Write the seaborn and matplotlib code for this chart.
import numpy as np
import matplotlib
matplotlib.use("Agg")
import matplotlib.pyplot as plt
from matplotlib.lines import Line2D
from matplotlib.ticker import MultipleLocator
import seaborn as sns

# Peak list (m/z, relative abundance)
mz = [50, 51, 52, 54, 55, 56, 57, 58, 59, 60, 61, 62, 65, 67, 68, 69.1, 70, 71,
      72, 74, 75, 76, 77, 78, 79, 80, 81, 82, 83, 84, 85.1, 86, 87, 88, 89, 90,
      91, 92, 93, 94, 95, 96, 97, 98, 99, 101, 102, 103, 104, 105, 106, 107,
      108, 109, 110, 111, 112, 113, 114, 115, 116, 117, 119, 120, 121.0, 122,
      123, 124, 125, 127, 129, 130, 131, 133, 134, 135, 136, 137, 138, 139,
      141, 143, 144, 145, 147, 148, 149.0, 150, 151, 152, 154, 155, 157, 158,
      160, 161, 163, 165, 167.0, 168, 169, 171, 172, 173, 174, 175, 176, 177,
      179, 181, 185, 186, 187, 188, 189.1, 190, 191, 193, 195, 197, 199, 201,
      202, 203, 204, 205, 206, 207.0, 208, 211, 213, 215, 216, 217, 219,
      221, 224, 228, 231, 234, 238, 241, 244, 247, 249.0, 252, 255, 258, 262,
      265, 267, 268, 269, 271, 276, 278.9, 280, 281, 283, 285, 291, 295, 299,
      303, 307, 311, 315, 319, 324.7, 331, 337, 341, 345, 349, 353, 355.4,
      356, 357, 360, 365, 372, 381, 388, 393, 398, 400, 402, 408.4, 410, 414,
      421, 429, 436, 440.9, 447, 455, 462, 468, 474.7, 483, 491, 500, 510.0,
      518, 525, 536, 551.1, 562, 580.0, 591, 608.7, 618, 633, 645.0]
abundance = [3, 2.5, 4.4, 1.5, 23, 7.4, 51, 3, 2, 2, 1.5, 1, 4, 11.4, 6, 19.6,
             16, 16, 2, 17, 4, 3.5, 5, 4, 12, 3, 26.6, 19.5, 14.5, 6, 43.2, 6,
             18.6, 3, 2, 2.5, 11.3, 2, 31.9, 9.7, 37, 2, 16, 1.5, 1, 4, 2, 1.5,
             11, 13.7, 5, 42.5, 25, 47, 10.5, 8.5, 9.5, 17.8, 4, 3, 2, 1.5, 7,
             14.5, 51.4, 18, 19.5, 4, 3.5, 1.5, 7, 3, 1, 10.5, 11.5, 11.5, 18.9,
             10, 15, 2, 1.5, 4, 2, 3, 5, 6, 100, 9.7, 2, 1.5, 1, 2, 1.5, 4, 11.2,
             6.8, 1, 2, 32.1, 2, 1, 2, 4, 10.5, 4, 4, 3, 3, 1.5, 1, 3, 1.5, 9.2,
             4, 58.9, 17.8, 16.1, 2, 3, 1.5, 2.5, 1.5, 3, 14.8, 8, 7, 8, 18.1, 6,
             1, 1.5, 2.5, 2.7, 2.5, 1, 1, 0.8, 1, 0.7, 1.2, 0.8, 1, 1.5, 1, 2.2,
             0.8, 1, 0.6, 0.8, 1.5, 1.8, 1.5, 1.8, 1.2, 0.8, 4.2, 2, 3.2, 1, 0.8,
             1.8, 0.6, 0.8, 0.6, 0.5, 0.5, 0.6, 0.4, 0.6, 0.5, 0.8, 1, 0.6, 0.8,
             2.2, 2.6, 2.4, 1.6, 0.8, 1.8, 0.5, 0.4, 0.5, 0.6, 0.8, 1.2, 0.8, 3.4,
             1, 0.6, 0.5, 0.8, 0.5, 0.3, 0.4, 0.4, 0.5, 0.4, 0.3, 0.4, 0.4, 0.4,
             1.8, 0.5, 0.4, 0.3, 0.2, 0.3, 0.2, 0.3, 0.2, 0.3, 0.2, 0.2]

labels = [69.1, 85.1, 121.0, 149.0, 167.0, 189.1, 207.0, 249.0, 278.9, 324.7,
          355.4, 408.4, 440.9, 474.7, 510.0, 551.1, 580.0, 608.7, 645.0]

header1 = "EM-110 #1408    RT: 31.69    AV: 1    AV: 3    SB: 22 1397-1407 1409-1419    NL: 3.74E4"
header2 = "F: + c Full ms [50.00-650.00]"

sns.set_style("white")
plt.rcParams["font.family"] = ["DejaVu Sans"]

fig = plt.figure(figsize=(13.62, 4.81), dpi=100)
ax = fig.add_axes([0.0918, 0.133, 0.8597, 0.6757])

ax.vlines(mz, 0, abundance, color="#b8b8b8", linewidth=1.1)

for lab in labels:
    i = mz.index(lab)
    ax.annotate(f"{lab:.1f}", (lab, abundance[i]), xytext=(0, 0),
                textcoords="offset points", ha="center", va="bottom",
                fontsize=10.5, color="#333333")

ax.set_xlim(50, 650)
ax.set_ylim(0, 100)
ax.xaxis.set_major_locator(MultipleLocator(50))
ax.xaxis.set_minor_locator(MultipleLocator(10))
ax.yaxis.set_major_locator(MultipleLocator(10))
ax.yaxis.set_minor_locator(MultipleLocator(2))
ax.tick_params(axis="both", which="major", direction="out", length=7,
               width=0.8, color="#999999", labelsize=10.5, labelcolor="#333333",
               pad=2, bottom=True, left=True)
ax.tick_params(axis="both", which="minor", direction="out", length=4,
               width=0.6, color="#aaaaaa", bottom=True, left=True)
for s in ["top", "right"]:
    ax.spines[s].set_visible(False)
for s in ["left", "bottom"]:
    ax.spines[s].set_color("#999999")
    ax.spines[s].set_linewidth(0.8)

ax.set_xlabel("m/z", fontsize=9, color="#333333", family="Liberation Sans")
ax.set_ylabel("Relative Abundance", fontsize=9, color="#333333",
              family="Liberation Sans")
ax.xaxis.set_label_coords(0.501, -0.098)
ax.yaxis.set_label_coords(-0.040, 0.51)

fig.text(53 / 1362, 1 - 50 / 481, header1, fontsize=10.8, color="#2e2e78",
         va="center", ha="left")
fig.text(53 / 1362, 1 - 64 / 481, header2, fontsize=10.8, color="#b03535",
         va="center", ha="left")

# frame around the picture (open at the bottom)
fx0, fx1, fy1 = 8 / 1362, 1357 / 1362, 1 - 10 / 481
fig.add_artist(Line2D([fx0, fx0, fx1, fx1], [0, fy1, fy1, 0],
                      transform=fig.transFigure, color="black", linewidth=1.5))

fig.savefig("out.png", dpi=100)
• • • •
- **Set exercise**:
Return a word-for-word copy of the lines from the beginning of the listing to the line holding "import seaborn as sns", both kept.

- **Expected output**:
Write the seaborn and matplotlib code for this chart.
import numpy as np
import matplotlib
matplotlib.use("Agg")
import matplotlib.pyplot as plt
from matplotlib.lines import Line2D
from matplotlib.ticker import MultipleLocator
import seaborn as sns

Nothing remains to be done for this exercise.